+++ DATA SEGMENT +++

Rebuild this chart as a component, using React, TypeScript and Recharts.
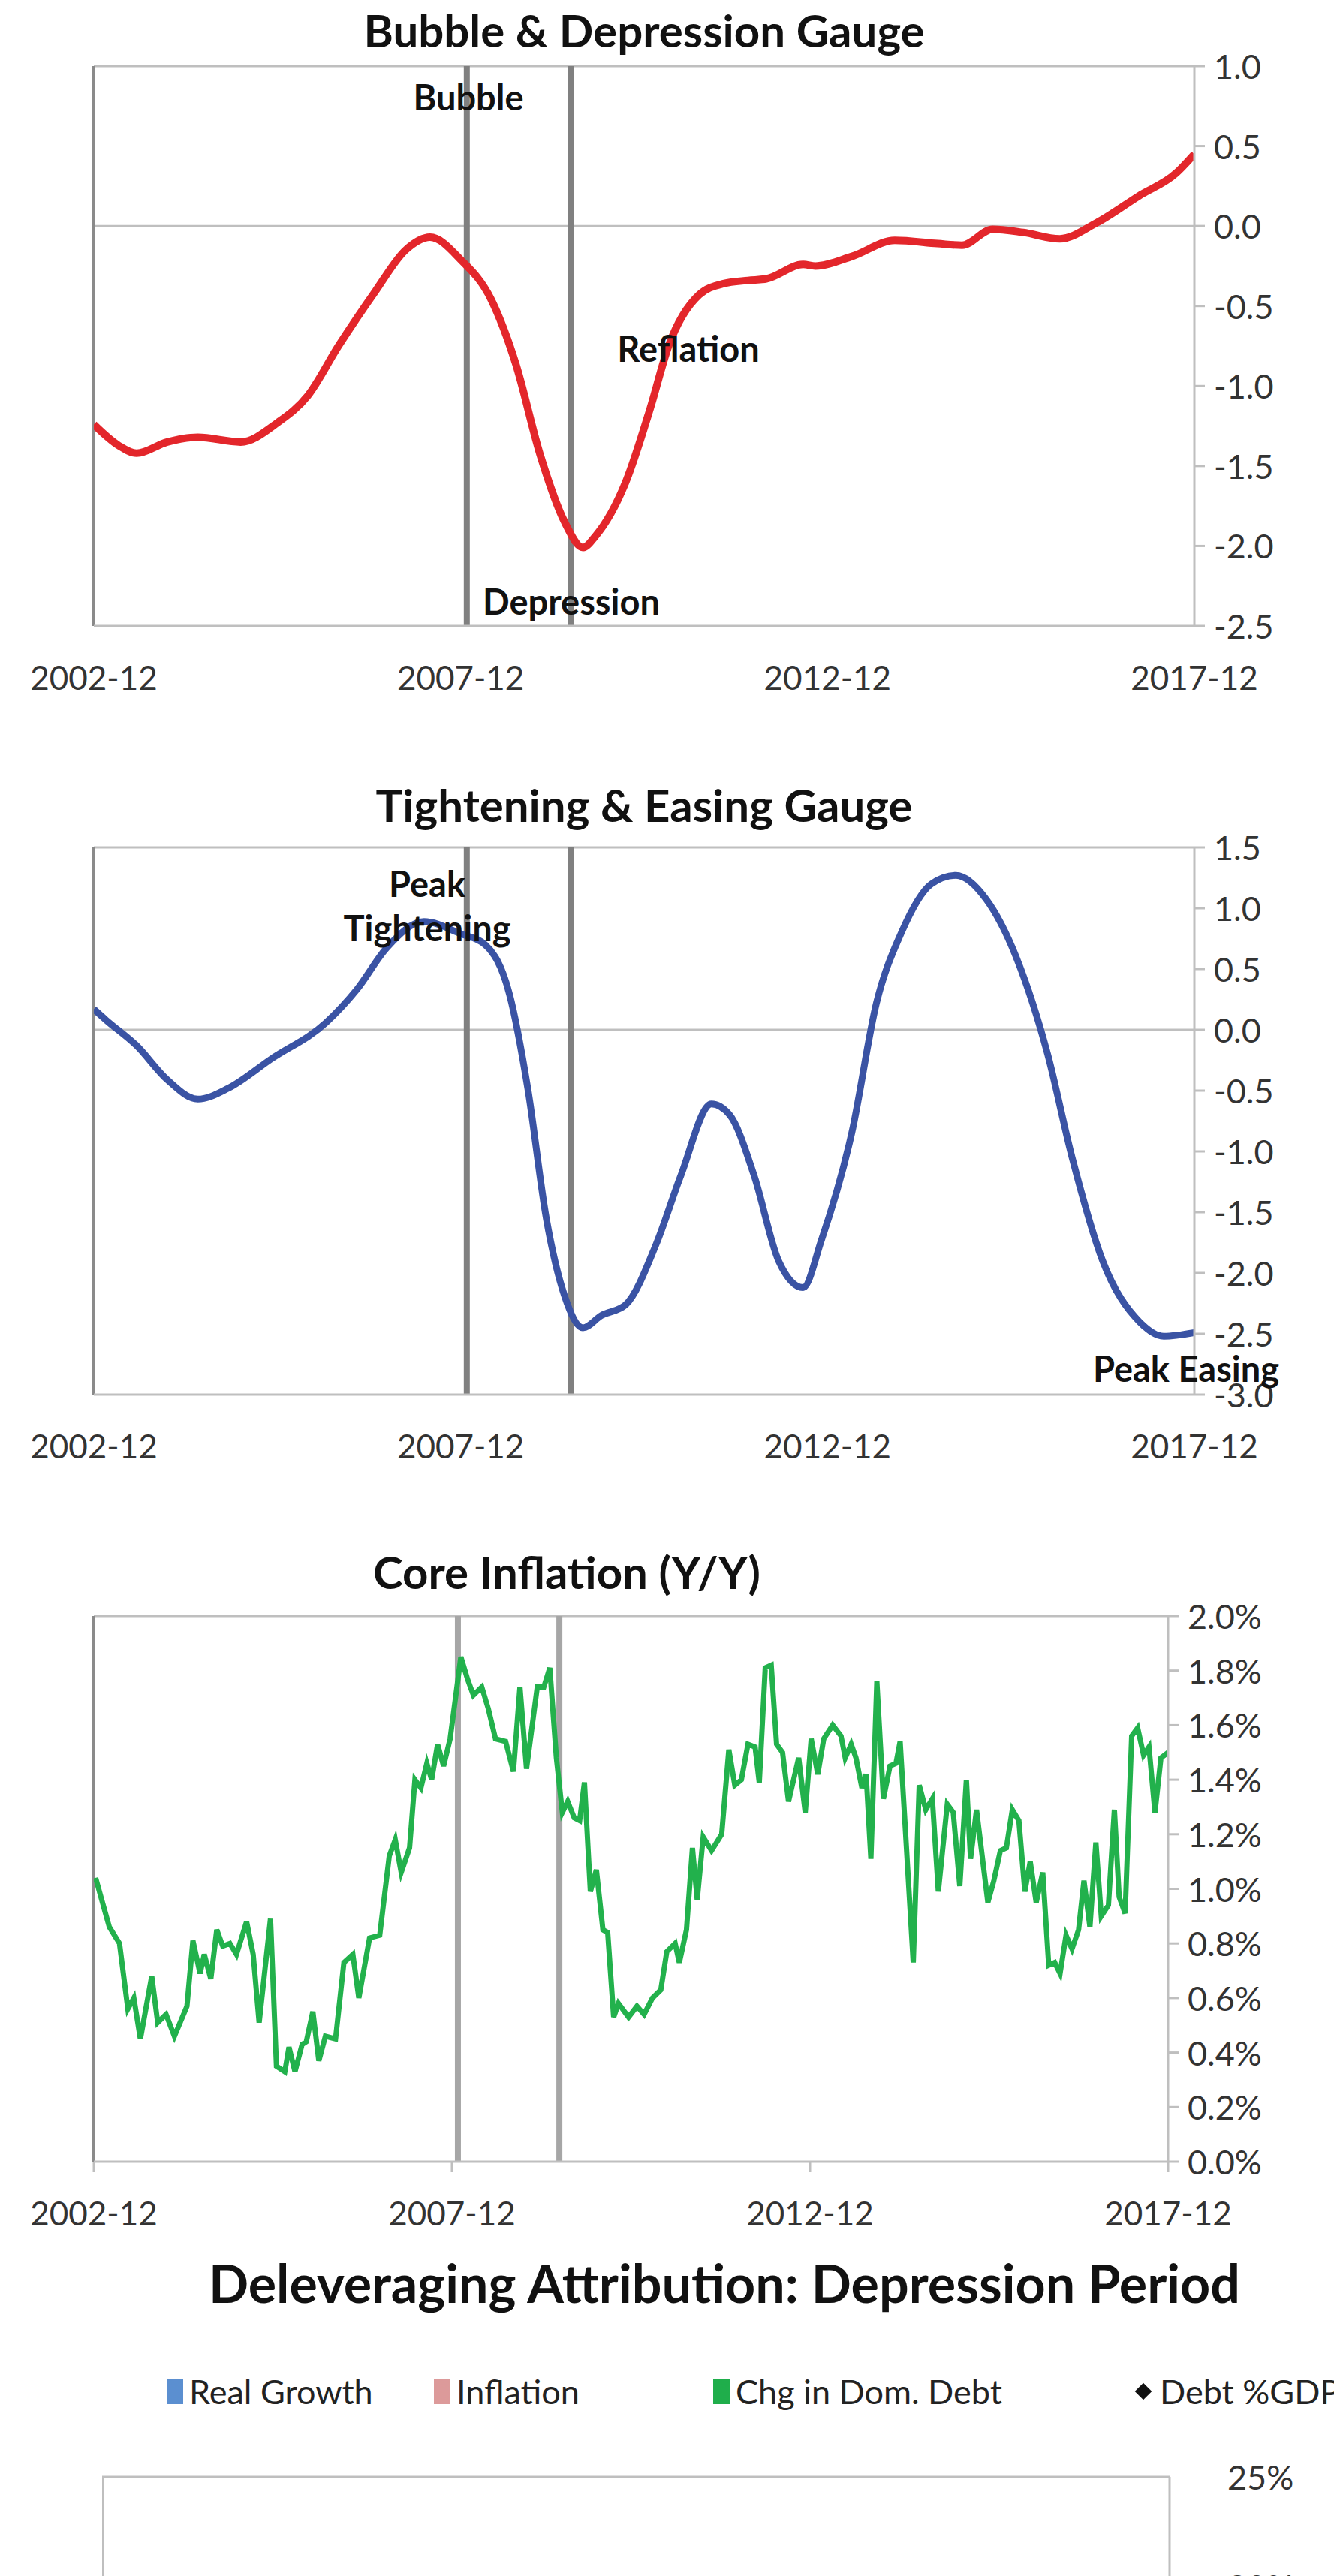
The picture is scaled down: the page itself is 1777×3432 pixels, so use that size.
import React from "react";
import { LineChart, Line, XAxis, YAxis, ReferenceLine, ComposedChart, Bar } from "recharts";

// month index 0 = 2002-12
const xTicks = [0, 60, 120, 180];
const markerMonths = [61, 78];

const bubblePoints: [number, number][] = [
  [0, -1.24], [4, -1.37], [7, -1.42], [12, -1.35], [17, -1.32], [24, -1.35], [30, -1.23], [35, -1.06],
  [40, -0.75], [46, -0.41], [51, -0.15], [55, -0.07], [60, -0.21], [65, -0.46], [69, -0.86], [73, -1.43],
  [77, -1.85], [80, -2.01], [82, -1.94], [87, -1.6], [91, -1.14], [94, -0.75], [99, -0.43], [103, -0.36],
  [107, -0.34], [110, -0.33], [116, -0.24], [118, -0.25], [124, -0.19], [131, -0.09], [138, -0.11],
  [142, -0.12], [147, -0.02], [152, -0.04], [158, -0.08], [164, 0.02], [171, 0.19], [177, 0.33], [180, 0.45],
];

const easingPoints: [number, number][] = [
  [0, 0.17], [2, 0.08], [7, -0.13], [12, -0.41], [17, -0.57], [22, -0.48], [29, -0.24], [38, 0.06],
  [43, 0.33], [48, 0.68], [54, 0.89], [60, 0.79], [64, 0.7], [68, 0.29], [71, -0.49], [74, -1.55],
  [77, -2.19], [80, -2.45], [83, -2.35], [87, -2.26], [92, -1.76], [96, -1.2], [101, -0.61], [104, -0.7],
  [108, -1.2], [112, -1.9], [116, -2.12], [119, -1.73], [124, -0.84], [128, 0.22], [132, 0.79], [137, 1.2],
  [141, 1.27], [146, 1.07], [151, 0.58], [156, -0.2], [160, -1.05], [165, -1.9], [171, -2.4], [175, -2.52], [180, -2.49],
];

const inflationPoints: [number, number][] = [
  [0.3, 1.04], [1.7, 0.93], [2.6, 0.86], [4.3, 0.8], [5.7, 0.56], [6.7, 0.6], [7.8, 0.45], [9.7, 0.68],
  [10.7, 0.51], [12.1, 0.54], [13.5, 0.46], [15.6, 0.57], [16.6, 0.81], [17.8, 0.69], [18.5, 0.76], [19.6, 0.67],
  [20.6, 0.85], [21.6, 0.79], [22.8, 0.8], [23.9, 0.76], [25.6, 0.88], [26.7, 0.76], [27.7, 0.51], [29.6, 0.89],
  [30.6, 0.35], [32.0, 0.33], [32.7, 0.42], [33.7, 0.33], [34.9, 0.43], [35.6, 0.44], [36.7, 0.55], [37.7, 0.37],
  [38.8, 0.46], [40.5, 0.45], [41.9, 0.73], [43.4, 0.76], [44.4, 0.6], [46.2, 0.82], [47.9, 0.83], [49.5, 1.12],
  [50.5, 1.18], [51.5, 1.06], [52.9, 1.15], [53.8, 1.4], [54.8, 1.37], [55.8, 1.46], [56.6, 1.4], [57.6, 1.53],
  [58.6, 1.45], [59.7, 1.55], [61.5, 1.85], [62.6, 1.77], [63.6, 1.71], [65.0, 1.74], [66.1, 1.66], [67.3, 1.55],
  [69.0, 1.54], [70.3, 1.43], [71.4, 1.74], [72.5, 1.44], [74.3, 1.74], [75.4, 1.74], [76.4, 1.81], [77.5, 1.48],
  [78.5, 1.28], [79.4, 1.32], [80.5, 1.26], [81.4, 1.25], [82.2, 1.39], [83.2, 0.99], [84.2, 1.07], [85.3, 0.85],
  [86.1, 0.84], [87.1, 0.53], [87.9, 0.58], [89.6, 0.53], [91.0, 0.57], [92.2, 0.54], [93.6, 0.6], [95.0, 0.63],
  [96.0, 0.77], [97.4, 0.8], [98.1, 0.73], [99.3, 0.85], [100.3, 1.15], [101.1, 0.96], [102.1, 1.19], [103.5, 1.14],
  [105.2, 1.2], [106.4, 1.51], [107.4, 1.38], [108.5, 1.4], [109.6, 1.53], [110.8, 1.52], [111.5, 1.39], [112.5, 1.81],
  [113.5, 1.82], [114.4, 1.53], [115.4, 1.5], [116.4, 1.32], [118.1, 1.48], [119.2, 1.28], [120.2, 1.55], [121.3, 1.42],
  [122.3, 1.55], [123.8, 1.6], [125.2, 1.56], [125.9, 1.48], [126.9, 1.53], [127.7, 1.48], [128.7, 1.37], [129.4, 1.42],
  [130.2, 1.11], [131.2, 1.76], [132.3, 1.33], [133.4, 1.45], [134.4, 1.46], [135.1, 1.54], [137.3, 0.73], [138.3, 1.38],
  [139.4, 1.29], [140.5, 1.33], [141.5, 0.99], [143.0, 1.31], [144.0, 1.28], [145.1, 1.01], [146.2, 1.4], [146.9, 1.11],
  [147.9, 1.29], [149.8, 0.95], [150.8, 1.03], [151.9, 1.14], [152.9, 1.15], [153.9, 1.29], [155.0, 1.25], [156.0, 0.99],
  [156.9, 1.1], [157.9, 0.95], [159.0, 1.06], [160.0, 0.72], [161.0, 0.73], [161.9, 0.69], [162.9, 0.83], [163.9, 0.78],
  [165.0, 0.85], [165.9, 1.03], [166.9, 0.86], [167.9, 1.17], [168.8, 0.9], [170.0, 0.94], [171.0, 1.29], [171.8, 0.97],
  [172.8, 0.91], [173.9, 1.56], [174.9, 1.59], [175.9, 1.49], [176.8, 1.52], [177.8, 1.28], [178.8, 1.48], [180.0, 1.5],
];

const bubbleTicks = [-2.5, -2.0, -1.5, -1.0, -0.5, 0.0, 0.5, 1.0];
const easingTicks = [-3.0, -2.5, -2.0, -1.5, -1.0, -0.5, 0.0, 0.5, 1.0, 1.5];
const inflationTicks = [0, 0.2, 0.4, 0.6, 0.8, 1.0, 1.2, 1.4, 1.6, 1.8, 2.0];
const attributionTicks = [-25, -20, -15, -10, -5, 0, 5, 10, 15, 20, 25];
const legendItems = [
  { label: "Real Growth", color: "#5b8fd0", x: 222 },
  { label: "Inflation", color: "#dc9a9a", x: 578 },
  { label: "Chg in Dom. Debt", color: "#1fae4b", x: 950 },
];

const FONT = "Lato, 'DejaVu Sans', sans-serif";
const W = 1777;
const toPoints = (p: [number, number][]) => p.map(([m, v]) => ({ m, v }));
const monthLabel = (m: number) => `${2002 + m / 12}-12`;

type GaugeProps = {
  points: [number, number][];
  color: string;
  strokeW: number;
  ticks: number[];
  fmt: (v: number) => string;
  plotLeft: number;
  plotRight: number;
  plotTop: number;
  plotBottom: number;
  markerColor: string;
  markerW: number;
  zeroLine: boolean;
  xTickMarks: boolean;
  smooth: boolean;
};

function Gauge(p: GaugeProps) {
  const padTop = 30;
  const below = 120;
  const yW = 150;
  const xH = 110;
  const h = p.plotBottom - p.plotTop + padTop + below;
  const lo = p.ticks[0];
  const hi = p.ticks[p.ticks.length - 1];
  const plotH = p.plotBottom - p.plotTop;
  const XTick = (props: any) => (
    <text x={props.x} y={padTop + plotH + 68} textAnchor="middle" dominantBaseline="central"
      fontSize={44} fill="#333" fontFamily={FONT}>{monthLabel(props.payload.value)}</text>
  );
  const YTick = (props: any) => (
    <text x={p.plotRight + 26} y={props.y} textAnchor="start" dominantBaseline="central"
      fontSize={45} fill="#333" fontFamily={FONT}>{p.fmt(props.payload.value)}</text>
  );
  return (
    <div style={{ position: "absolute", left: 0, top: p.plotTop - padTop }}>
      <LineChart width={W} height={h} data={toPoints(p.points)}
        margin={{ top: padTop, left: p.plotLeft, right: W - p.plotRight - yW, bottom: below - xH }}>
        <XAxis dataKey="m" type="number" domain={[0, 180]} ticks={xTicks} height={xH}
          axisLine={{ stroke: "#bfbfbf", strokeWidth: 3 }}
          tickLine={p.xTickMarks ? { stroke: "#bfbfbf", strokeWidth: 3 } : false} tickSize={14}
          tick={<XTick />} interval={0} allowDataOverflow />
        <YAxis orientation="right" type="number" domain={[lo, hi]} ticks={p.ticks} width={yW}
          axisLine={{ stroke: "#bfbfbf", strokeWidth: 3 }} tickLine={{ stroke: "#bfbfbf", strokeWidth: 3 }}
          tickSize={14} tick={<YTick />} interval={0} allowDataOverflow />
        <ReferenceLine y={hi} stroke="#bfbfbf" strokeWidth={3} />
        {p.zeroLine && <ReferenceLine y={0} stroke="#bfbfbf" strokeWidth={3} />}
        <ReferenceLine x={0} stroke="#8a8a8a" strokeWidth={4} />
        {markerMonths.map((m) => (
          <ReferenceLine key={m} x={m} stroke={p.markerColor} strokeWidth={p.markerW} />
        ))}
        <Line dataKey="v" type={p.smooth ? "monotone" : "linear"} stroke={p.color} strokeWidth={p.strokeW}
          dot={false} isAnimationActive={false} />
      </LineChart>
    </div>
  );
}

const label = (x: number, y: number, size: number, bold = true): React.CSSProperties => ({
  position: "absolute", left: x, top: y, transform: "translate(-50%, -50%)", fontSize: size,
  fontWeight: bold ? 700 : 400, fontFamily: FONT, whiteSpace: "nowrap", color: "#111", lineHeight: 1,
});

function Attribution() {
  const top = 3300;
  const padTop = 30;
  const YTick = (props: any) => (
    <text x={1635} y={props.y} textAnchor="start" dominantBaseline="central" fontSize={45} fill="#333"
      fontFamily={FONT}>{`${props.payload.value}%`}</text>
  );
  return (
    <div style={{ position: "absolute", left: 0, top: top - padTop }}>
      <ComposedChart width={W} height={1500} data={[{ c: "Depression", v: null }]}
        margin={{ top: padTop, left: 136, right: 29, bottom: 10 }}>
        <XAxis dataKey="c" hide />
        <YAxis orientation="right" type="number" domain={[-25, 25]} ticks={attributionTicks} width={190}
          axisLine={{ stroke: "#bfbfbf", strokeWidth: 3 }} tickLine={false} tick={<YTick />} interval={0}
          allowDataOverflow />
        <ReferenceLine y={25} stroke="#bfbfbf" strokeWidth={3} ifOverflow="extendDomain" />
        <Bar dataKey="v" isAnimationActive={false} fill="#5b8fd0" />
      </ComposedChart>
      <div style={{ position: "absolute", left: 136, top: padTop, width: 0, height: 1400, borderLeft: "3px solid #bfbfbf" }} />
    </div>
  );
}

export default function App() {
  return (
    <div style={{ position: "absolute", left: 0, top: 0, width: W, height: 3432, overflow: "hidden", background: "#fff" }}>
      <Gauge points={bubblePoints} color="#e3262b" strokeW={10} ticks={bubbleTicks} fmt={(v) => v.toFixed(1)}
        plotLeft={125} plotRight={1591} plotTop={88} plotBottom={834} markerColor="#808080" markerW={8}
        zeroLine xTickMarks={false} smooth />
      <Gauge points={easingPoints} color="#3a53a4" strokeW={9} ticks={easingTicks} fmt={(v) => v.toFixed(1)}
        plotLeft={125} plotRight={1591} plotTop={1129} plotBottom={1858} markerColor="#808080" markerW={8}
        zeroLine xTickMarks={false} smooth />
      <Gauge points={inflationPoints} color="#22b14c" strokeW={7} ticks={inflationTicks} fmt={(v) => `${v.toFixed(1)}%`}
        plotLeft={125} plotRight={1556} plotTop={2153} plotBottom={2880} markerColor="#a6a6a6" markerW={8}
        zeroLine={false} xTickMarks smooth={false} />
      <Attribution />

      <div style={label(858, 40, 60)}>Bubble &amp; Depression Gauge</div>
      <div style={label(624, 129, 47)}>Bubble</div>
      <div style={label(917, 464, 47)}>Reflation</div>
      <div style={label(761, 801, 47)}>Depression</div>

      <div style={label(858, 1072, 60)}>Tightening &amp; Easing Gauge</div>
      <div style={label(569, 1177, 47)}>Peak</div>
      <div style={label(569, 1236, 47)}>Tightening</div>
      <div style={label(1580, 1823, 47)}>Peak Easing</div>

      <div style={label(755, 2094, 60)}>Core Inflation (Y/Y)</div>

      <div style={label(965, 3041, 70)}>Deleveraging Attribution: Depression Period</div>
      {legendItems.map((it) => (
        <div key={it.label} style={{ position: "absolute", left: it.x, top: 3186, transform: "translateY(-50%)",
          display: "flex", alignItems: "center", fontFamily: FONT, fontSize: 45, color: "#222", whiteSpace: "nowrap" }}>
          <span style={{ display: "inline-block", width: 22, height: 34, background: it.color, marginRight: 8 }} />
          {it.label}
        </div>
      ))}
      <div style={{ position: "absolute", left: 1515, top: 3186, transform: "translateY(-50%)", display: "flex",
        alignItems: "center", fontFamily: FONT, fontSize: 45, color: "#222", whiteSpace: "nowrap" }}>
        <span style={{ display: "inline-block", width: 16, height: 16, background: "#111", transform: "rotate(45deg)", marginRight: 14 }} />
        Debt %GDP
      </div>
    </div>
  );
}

+++

**DIRECTIONS**
Go through the data above and find the lines with the word "React". Copy each of those lines.

**FULL ANSWER**
Rebuild this chart as a component, using React, TypeScript and Recharts.
import React from "react";
const label = (x: number, y: number, size: number, bold = true): React.CSSProperties => ({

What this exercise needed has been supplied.